Uma das doações que mais me comoveram veio de uma uma garota de 12 anos. Ela escreveu: “Eu queria ajudar com mais, mas ganho uma mesada de R$ 50 pro lanche da escola, que nem vai ter neste mês. Vou lanchar em casa. Desculpe dar tão pouco, fico até com vergonha”.
Não sou católico nem religioso, mas estudei em colégio jesuíta. Sua doação me fez lembrar a parábola da viúva pobre. Aquela que doa duas moedas aos pobres e Jesus diz algo como “ela doou mais que todos os outros”, porque deu tudo o que tinha.
Sem querer diminuir a doação generosa que muita gente fez —a maior delas de R$ 1.500– a colaboração de quem dá tudo o que tem me comoveu. Eu respondi à menina: ‘Você possibilitou que 50 pessoas comam’.

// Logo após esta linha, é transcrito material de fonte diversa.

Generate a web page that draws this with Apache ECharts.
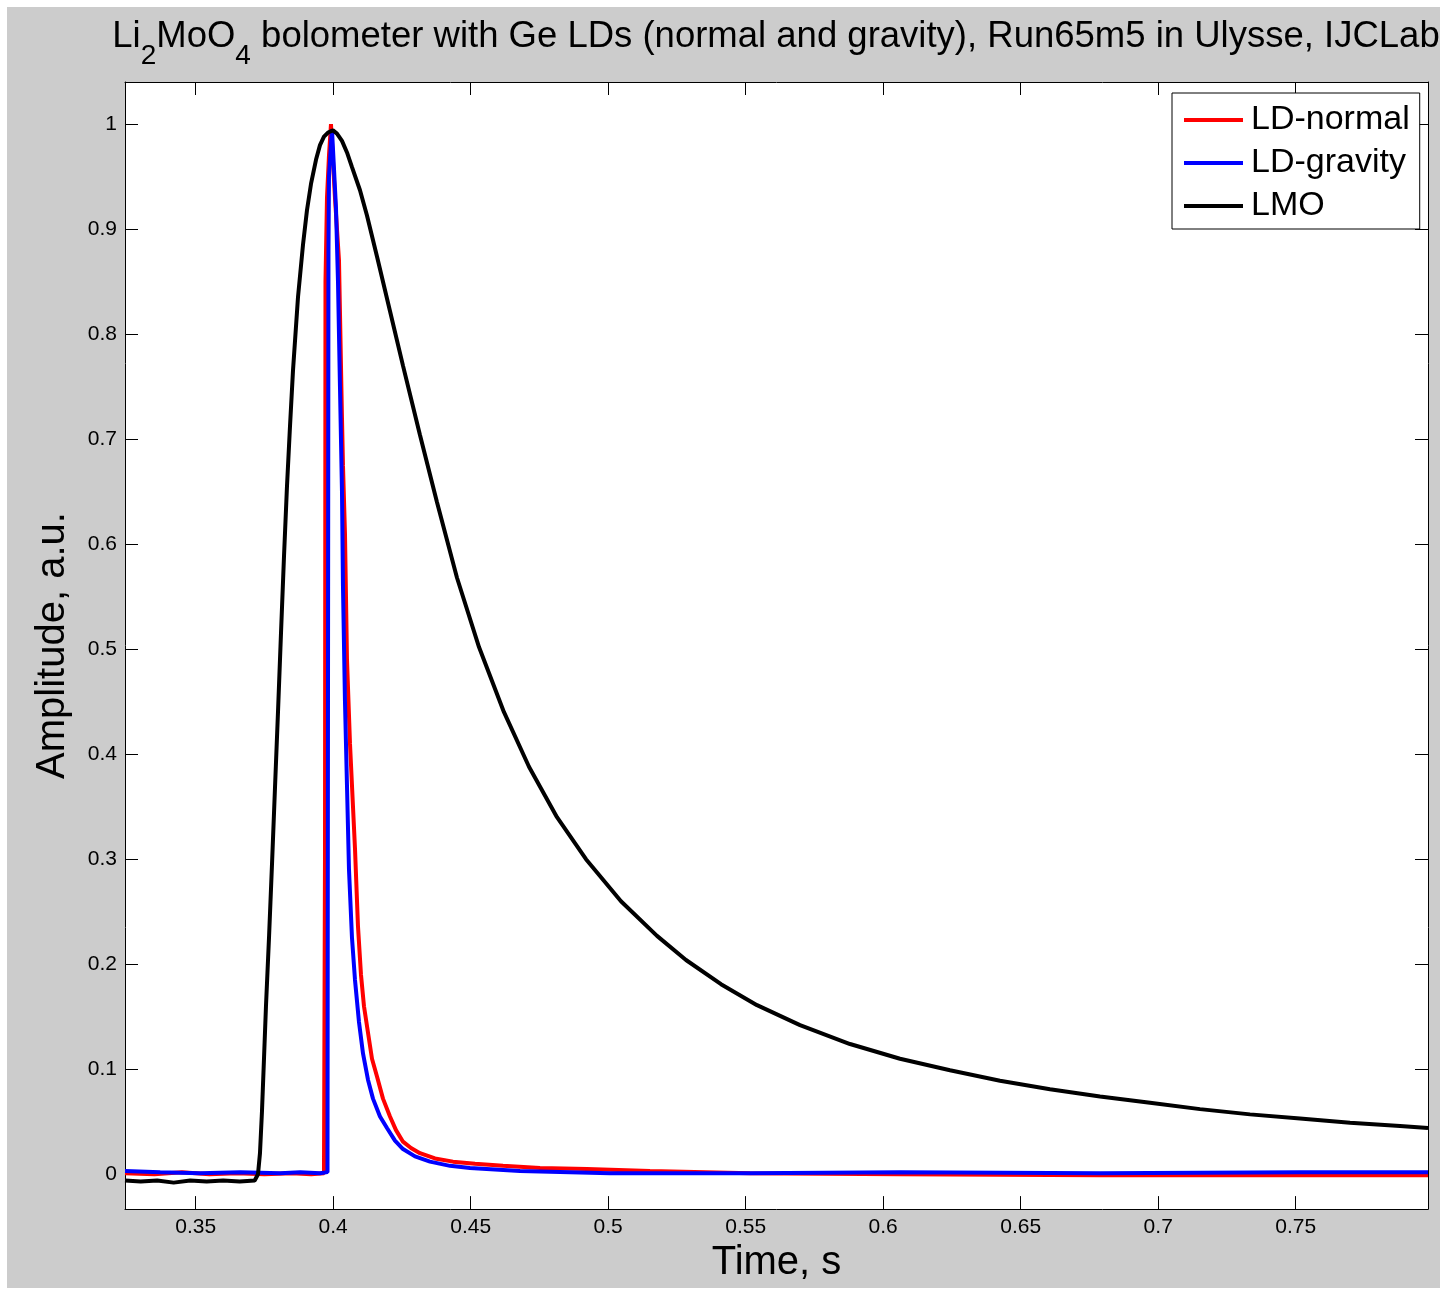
<!DOCTYPE html>
<html><head><meta charset="utf-8">
<script src="https://cdn.jsdelivr.net/npm/echarts@6/dist/echarts.min.js"></script>
<style>
html,body{margin:0;padding:0;background:#fff;width:1445px;height:1290px;overflow:hidden}
#wrap{position:absolute;left:7px;top:7px;width:1433px;height:1281px;background:#cccccc}
#chart{width:1433px;height:1281px}
</style></head>
<body><div id="wrap"><div id="chart"></div></div>
<script>
const xTicks = [0.35, 0.4, 0.45, 0.5, 0.55, 0.6, 0.65, 0.7, 0.75];
const yTicks = [0, 0.1, 0.2, 0.3, 0.4, 0.5, 0.6, 0.7, 0.8, 0.9, 1];
const seriesNames = ['LD-normal', 'LD-gravity', 'LMO'];

const ldNormalTime = [0.3243, 0.335, 0.345, 0.355, 0.365, 0.375, 0.385, 0.392, 0.39665, 0.39702, 0.39720, 0.39775, 0.39847, 0.39920, 0.40065, 0.40211, 0.40320, 0.40356, 0.40429, 0.40502, 0.40611, 0.40793, 0.40902, 0.41011, 0.41120, 0.41265, 0.41411, 0.41593, 0.41811, 0.42065, 0.42284, 0.42538, 0.42829, 0.43156, 0.43702, 0.44356, 0.45156, 0.46175, 0.47520, 0.49229, 0.51520, 0.55156, 0.60611, 0.67884, 0.75156, 0.79811];
const ldNormalAmp = [0.001, 0.000, 0.002, 0.000, 0.001, 0.000, 0.001, 0.000, 0.001, 0.30, 0.85, 0.93, 0.97, 1.00, 0.93, 0.87, 0.72, 0.675, 0.61, 0.49, 0.41, 0.31, 0.236, 0.19, 0.16, 0.135, 0.11, 0.093, 0.072, 0.055, 0.042, 0.031, 0.025, 0.020, 0.015, 0.012, 0.010, 0.008, 0.006, 0.005, 0.003, 0.001, 0.000, -0.001, -0.001, -0.001];

const ldGravityTime = [0.3243, 0.3371, 0.3516, 0.3662, 0.3807, 0.3880, 0.3952, 0.39793, 0.39811, 0.39829, 0.39847, 0.39920, 0.39956, 0.40102, 0.40175, 0.40247, 0.40320, 0.40356, 0.40429, 0.40502, 0.40575, 0.40684, 0.40793, 0.40938, 0.41084, 0.41265, 0.41447, 0.41702, 0.41956, 0.42247, 0.42538, 0.42975, 0.43520, 0.44247, 0.44975, 0.46793, 0.50065, 0.55156, 0.60611, 0.67884, 0.75156, 0.79811];
const ldGravityAmp = [0.003, 0.002, 0.001, 0.002, 0.001, 0.002, 0.001, 0.002, 0.45, 0.88, 0.95, 0.98, 0.995, 0.92, 0.85, 0.75, 0.65, 0.56, 0.45, 0.37, 0.29, 0.225, 0.185, 0.145, 0.115, 0.09, 0.072, 0.055, 0.044, 0.032, 0.024, 0.017, 0.012, 0.008, 0.006, 0.003, 0.001, 0.001, 0.002, 0.001, 0.002, 0.002];

const lmoTime = [0.3243, 0.330, 0.336, 0.342, 0.348, 0.354, 0.360, 0.366, 0.37146, 0.37266, 0.37338, 0.37411, 0.37484, 0.37556, 0.37666, 0.37775, 0.37884, 0.37993, 0.38102, 0.38211, 0.38320, 0.38429, 0.38538, 0.38720, 0.38902, 0.39047, 0.39193, 0.39375, 0.39520, 0.39665, 0.39811, 0.39993, 0.40138, 0.40320, 0.40502, 0.40684, 0.40975, 0.41229, 0.41593, 0.42065, 0.42538, 0.43156, 0.43775, 0.44502, 0.45302, 0.46211, 0.47120, 0.48138, 0.49193, 0.50465, 0.51775, 0.52829, 0.54102, 0.55411, 0.56975, 0.58793, 0.60611, 0.62429, 0.64247, 0.66065, 0.67884, 0.69702, 0.71520, 0.73338, 0.75156, 0.76975, 0.78793, 0.79811];
const lmoAmp = [-0.006, -0.007, -0.006, -0.008, -0.006, -0.007, -0.006, -0.007, -0.006, 0.000, 0.020, 0.060, 0.110, 0.160, 0.225, 0.295, 0.368, 0.440, 0.515, 0.588, 0.655, 0.712, 0.765, 0.835, 0.885, 0.918, 0.943, 0.966, 0.980, 0.988, 0.992, 0.994, 0.991, 0.984, 0.973, 0.959, 0.937, 0.913, 0.874, 0.822, 0.770, 0.704, 0.640, 0.568, 0.502, 0.440, 0.388, 0.340, 0.300, 0.260, 0.227, 0.204, 0.181, 0.161, 0.142, 0.124, 0.110, 0.099, 0.089, 0.081, 0.074, 0.068, 0.062, 0.057, 0.053, 0.049, 0.046, 0.044];

const FONT = "'Liberation Sans', Arial, sans-serif";
const zip = (a, b) => a.map((v, i) => [v, b[i]]);

const tickCommon = {
  axisLine: { show: true, onZero: false, lineStyle: { color: '#000', width: 1 } },
  splitLine: { show: false }
};

const chart = echarts.init(document.getElementById('chart'), null, { renderer: 'canvas' });
chart.setOption({
  animation: false,
  backgroundColor: 'transparent',
  title: {
    text: '{m|Li}{s|2}{m|MoO}{s|4}{m| bolometer with Ge LDs (normal and gravity), Run65m5 in Ulysse, IJCLab}',
    left: 764,
    top: 6,
    textAlign: 'center',
    textStyle: {
      fontWeight: 'normal',
      rich: {
        m: { fontSize: 36.5, fontFamily: FONT, fontWeight: 'normal', color: '#000', padding: [0, 0, 15, 0], verticalAlign: 'bottom' },
        s: { fontSize: 28, fontFamily: FONT, fontWeight: 'normal', color: '#000', verticalAlign: 'bottom' }
      }
    }
  },
  legend: {
    data: seriesNames,
    orient: 'vertical',
    left: 1165,
    top: 86,
    padding: [9, 10, 5, 12],
    icon: 'rect',
    itemWidth: 59,
    itemHeight: 4,
    itemGap: 7,
    backgroundColor: '#fff',
    borderColor: '#000',
    borderWidth: 1,
    borderRadius: 0,
    textStyle: { fontSize: 34, lineHeight: 36, fontFamily: FONT, color: '#000', padding: [0, 0, 0, 3] }
  },
  grid: {
    left: 118, top: 75, width: 1303, height: 1131,
    show: true, backgroundColor: '#fff', borderWidth: 0
  },
  xAxis: [
    Object.assign({
      type: 'value', min: 0.3243, max: 0.7981, position: 'bottom',
      name: 'Time, s', nameLocation: 'middle', nameGap: 32,
      nameTextStyle: { fontSize: 40, fontFamily: FONT, color: '#000' },
      axisTick: { show: true, inside: true, length: 13, customValues: xTicks, lineStyle: { color: '#000' } },
      axisLabel: { show: true, customValues: xTicks, formatter: v => String(v), fontSize: 21, fontFamily: FONT, color: '#000', margin: 8 }
    }, tickCommon),
    Object.assign({
      type: 'value', min: 0.3243, max: 0.7981, position: 'top',
      axisTick: { show: true, inside: true, length: 13, customValues: xTicks, lineStyle: { color: '#000' } },
      axisLabel: { show: false }
    }, tickCommon)
  ],
  yAxis: [
    Object.assign({
      type: 'value', min: -0.0332, max: 1.0401, position: 'left',
      name: 'Amplitude, a.u.', nameLocation: 'middle', nameGap: 52,
      nameTextStyle: { fontSize: 40, fontFamily: FONT, color: '#000' },
      axisTick: { show: true, inside: true, length: 13, customValues: yTicks, lineStyle: { color: '#000' } },
      axisLabel: { show: true, customValues: yTicks, formatter: v => String(v), fontSize: 21, fontFamily: FONT, color: '#000', margin: 8 }
    }, tickCommon),
    Object.assign({
      type: 'value', min: -0.0332, max: 1.0401, position: 'right',
      axisTick: { show: true, inside: true, length: 13, customValues: yTicks, lineStyle: { color: '#000' } },
      axisLabel: { show: false }
    }, tickCommon)
  ],
  series: [
    { name: 'LD-normal', type: 'line', data: zip(ldNormalTime, ldNormalAmp), symbol: 'none', lineStyle: { color: '#ff0000', width: 4 }, itemStyle: { color: '#ff0000' }, xAxisIndex: 0, yAxisIndex: 0 },
    { name: 'LD-gravity', type: 'line', data: zip(ldGravityTime, ldGravityAmp), symbol: 'none', lineStyle: { color: '#0000ff', width: 4 }, itemStyle: { color: '#0000ff' }, xAxisIndex: 0, yAxisIndex: 0 },
    { name: 'LMO', type: 'line', data: zip(lmoTime, lmoAmp), symbol: 'none', lineStyle: { color: '#000000', width: 4 }, itemStyle: { color: '#000000' }, xAxisIndex: 0, yAxisIndex: 0 }
  ]
});
</script>
</body></html>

O gerente da livraria Martins Fontes também entrou em contato comigo, avisando que, a cada livro da Editora WMF Martins Fontes vendido pelo site ou televendas, duas refeições seriam viabilizadas para o Bom Prato Lapa.

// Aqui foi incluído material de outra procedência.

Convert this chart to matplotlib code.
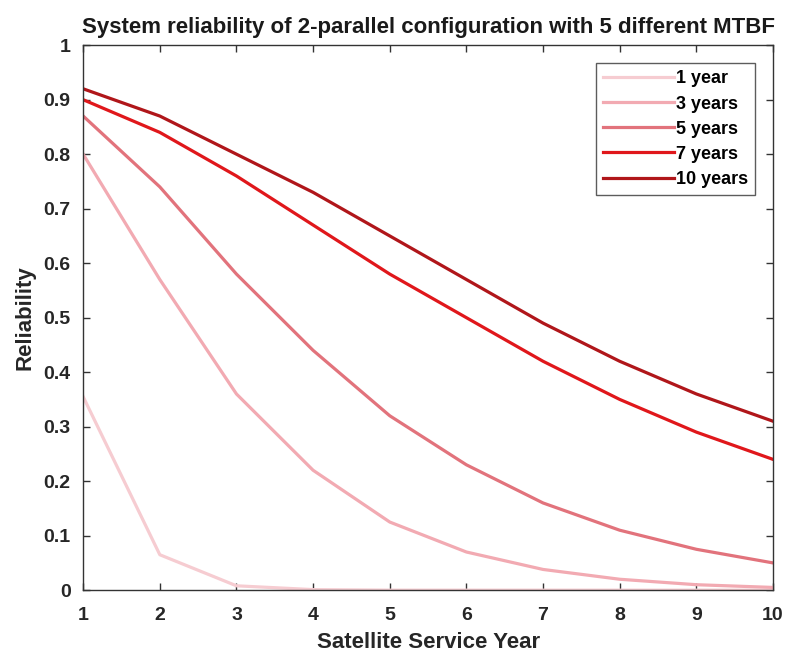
import matplotlib
matplotlib.use("Agg")
import matplotlib.pyplot as plt

plt.rcParams["font.family"] = ["Liberation Sans", "DejaVu Sans"]

years = [1, 2, 3, 4, 5, 6, 7, 8, 9, 10]

# reliability per MTBF
r_1y = [0.355, 0.065, 0.008, 0.001, 0.0, 0.0, 0.0, 0.0, 0.0, 0.0]
r_3y = [0.80, 0.57, 0.36, 0.22, 0.125, 0.07, 0.038, 0.02, 0.01, 0.005]
r_5y = [0.87, 0.74, 0.58, 0.44, 0.32, 0.23, 0.16, 0.11, 0.075, 0.05]
r_7y = [0.90, 0.84, 0.76, 0.67, 0.58, 0.50, 0.42, 0.35, 0.29, 0.24]
r_10y = [0.92, 0.87, 0.80, 0.73, 0.65, 0.57, 0.49, 0.42, 0.36, 0.31]

labels = ["1 year", "3 years", "5 years", "7 years", "10 years"]
colors = ["#f6ccd1", "#f2aab2", "#e2737c", "#e0171b", "#b0161a"]

fig = plt.figure(figsize=(7.92, 6.55), dpi=100)
ax = fig.add_axes([0.105, 0.099, 0.871, 0.832])

for ys, lab, c in zip([r_1y, r_3y, r_5y, r_7y, r_10y], labels, colors):
    ax.plot(years, ys, color=c, linewidth=2.3, label=lab)

ax.set_xlim(1, 10)
ax.set_ylim(0, 1)
ax.set_xticks(years)
ax.set_yticks([0, 0.1, 0.2, 0.3, 0.4, 0.5, 0.6, 0.7, 0.8, 0.9, 1])
ax.set_yticklabels(["0", "0.1", "0.2", "0.3", "0.4", "0.5", "0.6", "0.7", "0.8", "0.9", "1"])
ax.tick_params(direction="in", top=True, right=True, length=5, width=1,
               labelsize=14, color="#333333", labelcolor="#262626")
ax.tick_params(axis="x", pad=12)
ax.tick_params(axis="y", pad=9)
for lbl in ax.get_xticklabels() + ax.get_yticklabels():
    lbl.set_fontweight("bold")
for sp in ax.spines.values():
    sp.set_color("#333333")
    sp.set_linewidth(1.0)

ax.set_xlabel("Satellite Service Year", fontsize=16, fontweight="bold", color="#262626", labelpad=6)
ax.set_ylabel("Reliability", fontsize=16, fontweight="bold", color="#262626", labelpad=6)
ax.set_title("System reliability of 2-parallel configuration with 5 different MTBF",
             fontsize=16, fontweight="bold", color="#1a1a1a", pad=9)

leg = ax.legend(loc="upper right", bbox_to_anchor=(0.974, 0.967), borderaxespad=0,
                fancybox=False, edgecolor="#333333", handlelength=3.9, handletextpad=0.1,
                labelspacing=0.45, borderpad=0.4, prop={"weight": "bold", "size": 13})
leg.get_frame().set_linewidth(1.0)

fig.savefig("out.png", dpi=100, facecolor="white")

Cada 700 livros vendidos significaram um dia inteiro de marmitas pagas. Tudo aconteceu em uma semana. O Bom Prato Lapa recebeu, pela minha conta R$ 3.900, além de R$ 7.756 na conta da Fundação Comunidade da Graça. Isso viabilizou ao todo, 11.656 refeições.

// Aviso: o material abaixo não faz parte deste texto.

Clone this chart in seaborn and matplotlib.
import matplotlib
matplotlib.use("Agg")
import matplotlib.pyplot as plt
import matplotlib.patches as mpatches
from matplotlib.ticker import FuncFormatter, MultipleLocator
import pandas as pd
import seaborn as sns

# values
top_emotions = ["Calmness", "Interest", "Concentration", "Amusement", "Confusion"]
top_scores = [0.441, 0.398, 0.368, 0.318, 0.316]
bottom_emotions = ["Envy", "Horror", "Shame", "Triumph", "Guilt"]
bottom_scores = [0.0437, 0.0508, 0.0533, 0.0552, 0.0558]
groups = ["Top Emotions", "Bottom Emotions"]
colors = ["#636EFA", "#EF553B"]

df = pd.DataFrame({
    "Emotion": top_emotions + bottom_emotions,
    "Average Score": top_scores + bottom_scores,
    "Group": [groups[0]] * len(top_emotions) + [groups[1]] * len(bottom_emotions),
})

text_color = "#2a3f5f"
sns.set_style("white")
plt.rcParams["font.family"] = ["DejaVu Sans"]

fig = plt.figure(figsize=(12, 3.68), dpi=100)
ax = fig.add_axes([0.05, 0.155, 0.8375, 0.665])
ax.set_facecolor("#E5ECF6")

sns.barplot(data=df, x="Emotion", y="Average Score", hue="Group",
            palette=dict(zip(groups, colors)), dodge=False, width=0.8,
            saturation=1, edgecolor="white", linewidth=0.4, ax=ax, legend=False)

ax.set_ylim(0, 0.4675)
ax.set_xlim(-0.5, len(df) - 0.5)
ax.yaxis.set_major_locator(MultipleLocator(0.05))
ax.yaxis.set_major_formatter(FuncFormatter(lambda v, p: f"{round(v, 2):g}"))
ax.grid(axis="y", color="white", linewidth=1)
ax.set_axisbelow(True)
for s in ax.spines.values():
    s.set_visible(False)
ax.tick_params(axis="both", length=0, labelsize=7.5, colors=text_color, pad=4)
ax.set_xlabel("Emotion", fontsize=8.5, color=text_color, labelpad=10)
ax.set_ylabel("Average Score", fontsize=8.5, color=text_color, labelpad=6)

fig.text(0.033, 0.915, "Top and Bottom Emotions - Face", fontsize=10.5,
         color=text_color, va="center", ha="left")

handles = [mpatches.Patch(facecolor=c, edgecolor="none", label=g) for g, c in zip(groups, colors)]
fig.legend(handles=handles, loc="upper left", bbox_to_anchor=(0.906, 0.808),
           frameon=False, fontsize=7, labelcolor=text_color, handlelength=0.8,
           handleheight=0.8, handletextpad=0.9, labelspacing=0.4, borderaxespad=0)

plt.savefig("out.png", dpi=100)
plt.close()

Até que recebi um telefonema do gestor do restaurante: ‘Deu problema’. Reclamaram que nossas doações estavam privilegiando aquela unidade e que isso não seria justo com os outros cem restaurantes da mesma rede.
Quem é o sujeito do “reclamaram”? Não sei nem quero saber. Na cabeça dos reclamantes, é injusto que apenas uma comunidade não pague para almoçar, quando há tantas outras que precisem pagar.
Na estranha mente, é injusto que um pequeno grupo tenha seu sofrimento aliviado. Melhor que todo mundo sofra igual. Que ironia! A gestão, por fim, me disse: ‘A Secretaria pediu para não aceitarmos mais ajuda’. Pediu que parássemos as transferências.
Nunca foi minha intenção acabar com a fome no planeta. Queria ajudar, usando meu poder de alcance social.
Ao longo desses dias, recebi mensagens de gente que eu nunca vi. Alguns queriam ajudar, e ajudaram muito. Mas houve quem só queria criticar. Algumas frases: ‘Mas você só vai doar pro Bom Prato Lapa? Você não vai ajudar a comunidade de sua terra natal?’, ‘E a Itália?’.
Outra observação terrível veio de uma pessoa supostamente de esquerda – e eu sou de esquerda! Me disse: ‘Você está dando o peixe…’ Como diabos vamos ensinar a pescar em tempos de isolamento social? Outros me acusaram de estar fazendo campanha para o [governador de São Paulo, João] Doria.
Foi uma ação despretensiosa desligada de qualquer movimento político partidário. Eu realmente estava me lixando para o fato de que a gestão do Bom Prato é do PSDB, porque, afinal, quem tem fome tem pressa.
Minhas preferências partidárias neste momento catastrófico ficaram em segundo plano.
Tomei mais um susto quando as doações chegaram a algo em torno de R$ 17 mil. Foi bonito de ver, milhares de pessoas almoçaram.
Por fim, o próprio gestor do Bom Prato Lapa me sugeriu uma solução. Falou para eu destinar o restante do valor para as cestas básicas que estão sendo montadas e distribuídas pelo projeto Onda Solidária, e o Instituto Extreme Impact, que atuam no Centro. Ele me disse que com R$ 50 se monta uma boa cesta.
A melhor maneira de seguir ajudando é colaborar com membros da sociedade civil que estejam organizando cestas básicas.
Tenho uma tia freira que me disse que ‘é muito difícil fazer o bem’, quando comentei que estava afim de ajudar uma parte da população de rua.
A esta frase de minha tia, junte o antigo dito popular ‘muito ajuda quem não atrapalha’. Ao ajudar, você se expõe. É fácil criticar a ideia do outro, de braços cruzados. Valeu a pena. Só lamento não fazer mais, até pela burocracia que complica as coisas.”